HAMILTONIAN-FORMULATION OF QUANTUM-MECHANICS WITH SEMICLASSICAL IMPLICATIONS .2. VARIATIONAL TREATMENT

It is shown that application of the time-dependent variational principle to trial wave functions of a particular form results in a description of the quantum system as a classical system consisting of two mutually interacting parts: the ordinary classical analog of the quantum system and a (generally finite) number of additional degrees of freedom, This holds out the prospect of simulating quantum dynamics by coupling the corresponding classical system to additional degrees of freedom, and it is pointed out that such calculations have, in effect, already been performed.

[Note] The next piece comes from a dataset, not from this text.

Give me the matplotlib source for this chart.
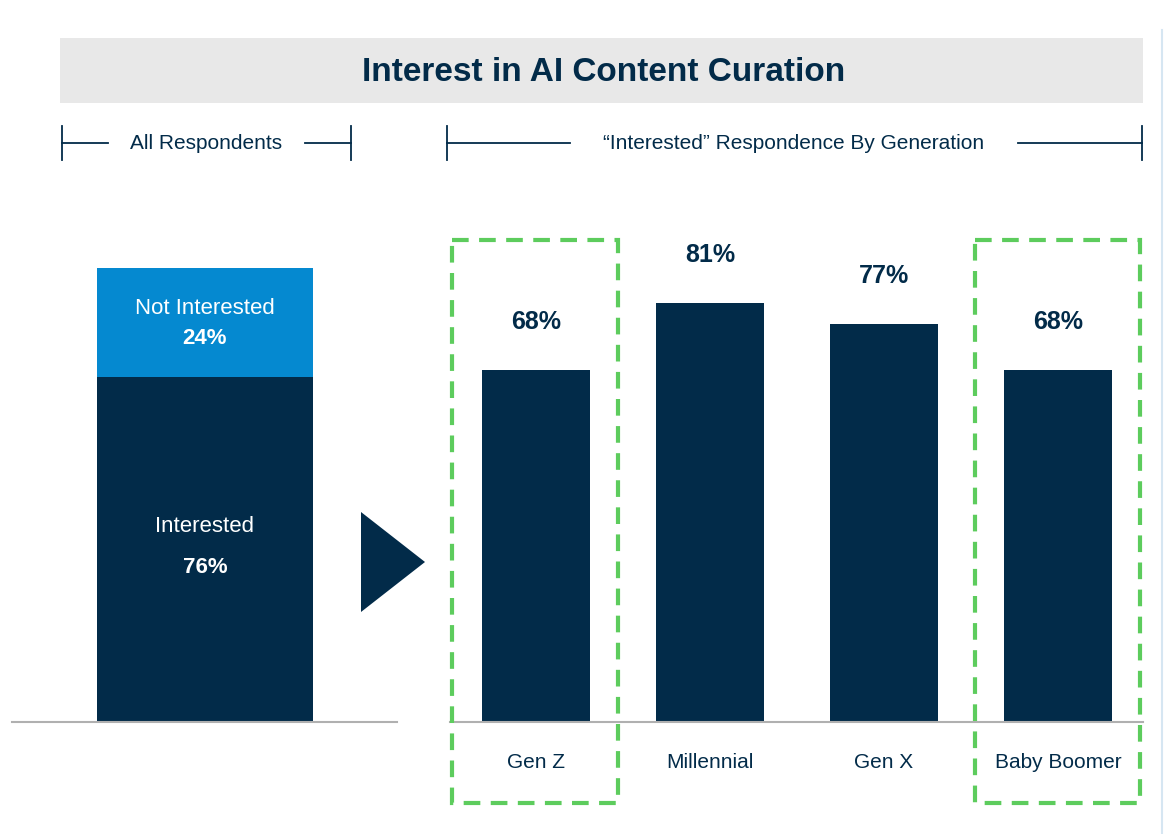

Since the trial wave functions that qualify for this treatment may be arbitrarily accurate, there is no limitation to the accuracy of the resulting classical description. In a particular case, the canonical coordinates and momenta for all degrees of freedom of the overall classical system are identified and investigated. In general, certain parameters appearing in the trial wave functions treated in this work may become redundant at certain times, leading to singularities in the Hamiltonian equations of motion. It is shown, however, that in certain such cases, a classical formalism for the quantum dynamics remains valid if the Hamiltonian function is suitably modified. Calculations applying the present Hamiltonian formalism are carried out that demonstrate that it has better convergence properties than an alternative, nonvariational, Hamiltonian technique suggested by previous work. These numerical studies also suggest that the observed spreading of wave packets and development of complicated structure in wave functions may be interpreted classically in terms of energy transfer among the various degrees of freedom in the overall classical system.